▶ Written problem
Extract the whole listing as it stands. Do not include the pictures.

── Data lines

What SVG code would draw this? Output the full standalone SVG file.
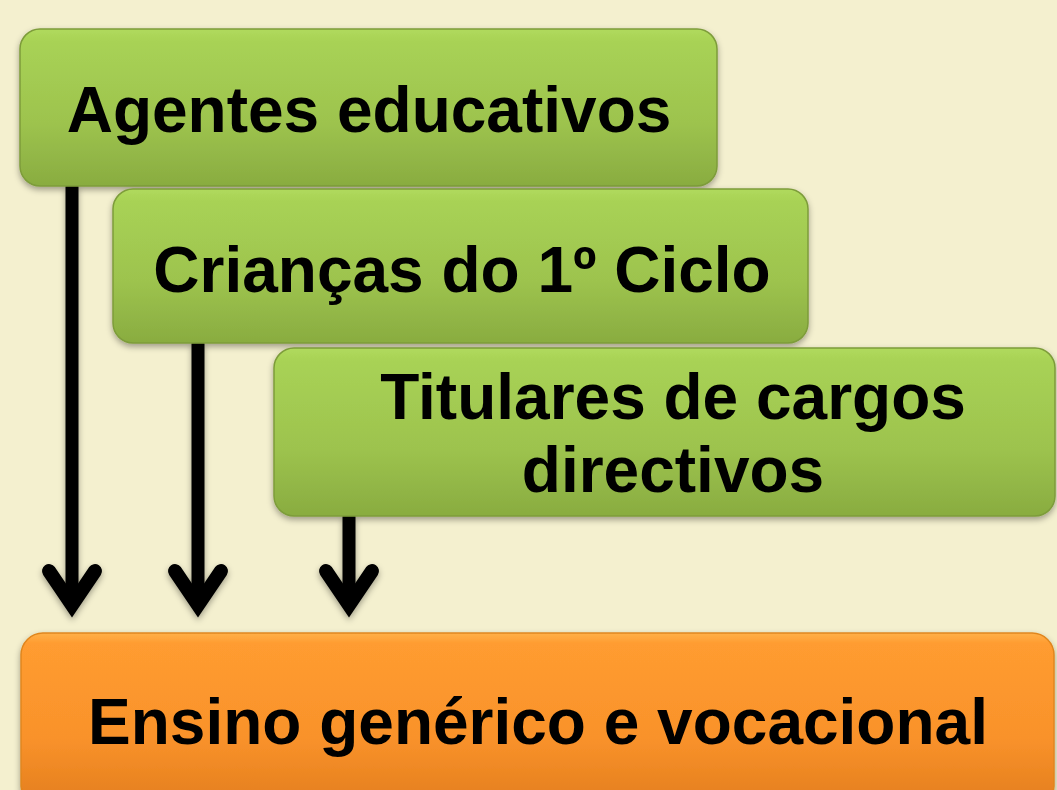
<svg xmlns="http://www.w3.org/2000/svg" width="1057" height="790" viewBox="0 0 1057 790">
  <defs>
    <linearGradient id="gGreen" x1="0" y1="0" x2="0" y2="1">
      <stop offset="0" stop-color="#b0da5d"/>
      <stop offset="0.08" stop-color="#a8d255"/>
      <stop offset="0.6" stop-color="#9dc34e"/>
      <stop offset="1" stop-color="#89ac40"/>
    </linearGradient>
    <linearGradient id="gOrange" x1="0" y1="0" x2="0" y2="1">
      <stop offset="0" stop-color="#ffb049"/>
      <stop offset="0.06" stop-color="#ff9c30"/>
      <stop offset="0.6" stop-color="#f9922b"/>
      <stop offset="1" stop-color="#e27d1c"/>
    </linearGradient>
    <filter id="shadow" x="-10%" y="-10%" width="120%" height="130%">
      <feDropShadow dx="0" dy="3" stdDeviation="3" flood-color="#000" flood-opacity="0.35"/>
    </filter>
  </defs>
  <style>
    .green { fill: url(#gGreen); stroke: #7d9c3a; stroke-width: 1.5; }
    .orange { fill: url(#gOrange); stroke: #e0861f; stroke-width: 1.5; }
    .lbl { font-family: "Liberation Sans", Arial, sans-serif; font-weight: bold; font-size: 64px; fill: #000; text-anchor: middle; }
    .arrow { fill: none; stroke: #000; stroke-width: 13; }
    .head { fill: none; stroke: #000; stroke-width: 14; stroke-linecap: round; stroke-linejoin: miter; }
  </style>
  <rect width="1057" height="790" fill="#f4f0cf"/>

  <g id="connectors" filter="url(#shadow)">
    <line class="arrow" x1="72" y1="186" x2="72" y2="605"/>
    <polyline class="head" points="49,571 72,605 95,571"/>
    <line class="arrow" x1="198" y1="343" x2="198" y2="605"/>
    <polyline class="head" points="175,571 198,605 221,571"/>
    <line class="arrow" x1="349" y1="516" x2="349" y2="605"/>
    <polyline class="head" points="326,571 349,605 372,571"/>
  </g>

  <g id="node-agentes" filter="url(#shadow)">
    <rect class="green" x="20" y="29" width="697" height="157" rx="20"/>
    <text class="lbl" x="369" y="132">Agentes educativos</text>
  </g>

  <g id="node-criancas" filter="url(#shadow)">
    <rect class="green" x="113" y="189" width="695" height="154" rx="20"/>
    <text class="lbl" x="462" y="292">Crianças do 1º Ciclo</text>
  </g>

  <g id="node-titulares" filter="url(#shadow)">
    <rect class="green" x="274" y="348" width="781" height="168" rx="20"/>
    <text class="lbl" x="673" y="419">Titulares de cargos</text>
    <text class="lbl" x="673" y="492">directivos</text>
  </g>

  <g id="node-ensino" filter="url(#shadow)">
    <rect class="orange" x="21" y="633" width="1033" height="175" rx="22"/>
    <text class="lbl" x="538" y="744">Ensino genérico e vocacional</text>
  </g>
</svg>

────

▶ The output
What SVG code would draw this? Output the full standalone SVG file.
<svg xmlns="http://www.w3.org/2000/svg" width="1057" height="790" viewBox="0 0 1057 790">
  <defs>
    <linearGradient id="gGreen" x1="0" y1="0" x2="0" y2="1">
      <stop offset="0" stop-color="#b0da5d"/>
      <stop offset="0.08" stop-color="#a8d255"/>
      <stop offset="0.6" stop-color="#9dc34e"/>
      <stop offset="1" stop-color="#89ac40"/>
    </linearGradient>
    <linearGradient id="gOrange" x1="0" y1="0" x2="0" y2="1">
      <stop offset="0" stop-color="#ffb049"/>
      <stop offset="0.06" stop-color="#ff9c30"/>
      <stop offset="0.6" stop-color="#f9922b"/>
      <stop offset="1" stop-color="#e27d1c"/>
    </linearGradient>
    <filter id="shadow" x="-10%" y="-10%" width="120%" height="130%">
      <feDropShadow dx="0" dy="3" stdDeviation="3" flood-color="#000" flood-opacity="0.35"/>
    </filter>
  </defs>
  <style>
    .green { fill: url(#gGreen); stroke: #7d9c3a; stroke-width: 1.5; }
    .orange { fill: url(#gOrange); stroke: #e0861f; stroke-width: 1.5; }
    .lbl { font-family: "Liberation Sans", Arial, sans-serif; font-weight: bold; font-size: 64px; fill: #000; text-anchor: middle; }
    .arrow { fill: none; stroke: #000; stroke-width: 13; }
    .head { fill: none; stroke: #000; stroke-width: 14; stroke-linecap: round; stroke-linejoin: miter; }
  </style>
  <rect width="1057" height="790" fill="#f4f0cf"/>

  <g id="connectors" filter="url(#shadow)">
    <line class="arrow" x1="72" y1="186" x2="72" y2="605"/>
    <polyline class="head" points="49,571 72,605 95,571"/>
    <line class="arrow" x1="198" y1="343" x2="198" y2="605"/>
    <polyline class="head" points="175,571 198,605 221,571"/>
    <line class="arrow" x1="349" y1="516" x2="349" y2="605"/>
    <polyline class="head" points="326,571 349,605 372,571"/>
  </g>

  <g id="node-agentes" filter="url(#shadow)">
    <rect class="green" x="20" y="29" width="697" height="157" rx="20"/>
    <text class="lbl" x="369" y="132">Agentes educativos</text>
  </g>

  <g id="node-criancas" filter="url(#shadow)">
    <rect class="green" x="113" y="189" width="695" height="154" rx="20"/>
    <text class="lbl" x="462" y="292">Crianças do 1º Ciclo</text>
  </g>

  <g id="node-titulares" filter="url(#shadow)">
    <rect class="green" x="274" y="348" width="781" height="168" rx="20"/>
    <text class="lbl" x="673" y="419">Titulares de cargos</text>
    <text class="lbl" x="673" y="492">directivos</text>
  </g>

  <g id="node-ensino" filter="url(#shadow)">
    <rect class="orange" x="21" y="633" width="1033" height="175" rx="22"/>
    <text class="lbl" x="538" y="744">Ensino genérico e vocacional</text>
  </g>
</svg>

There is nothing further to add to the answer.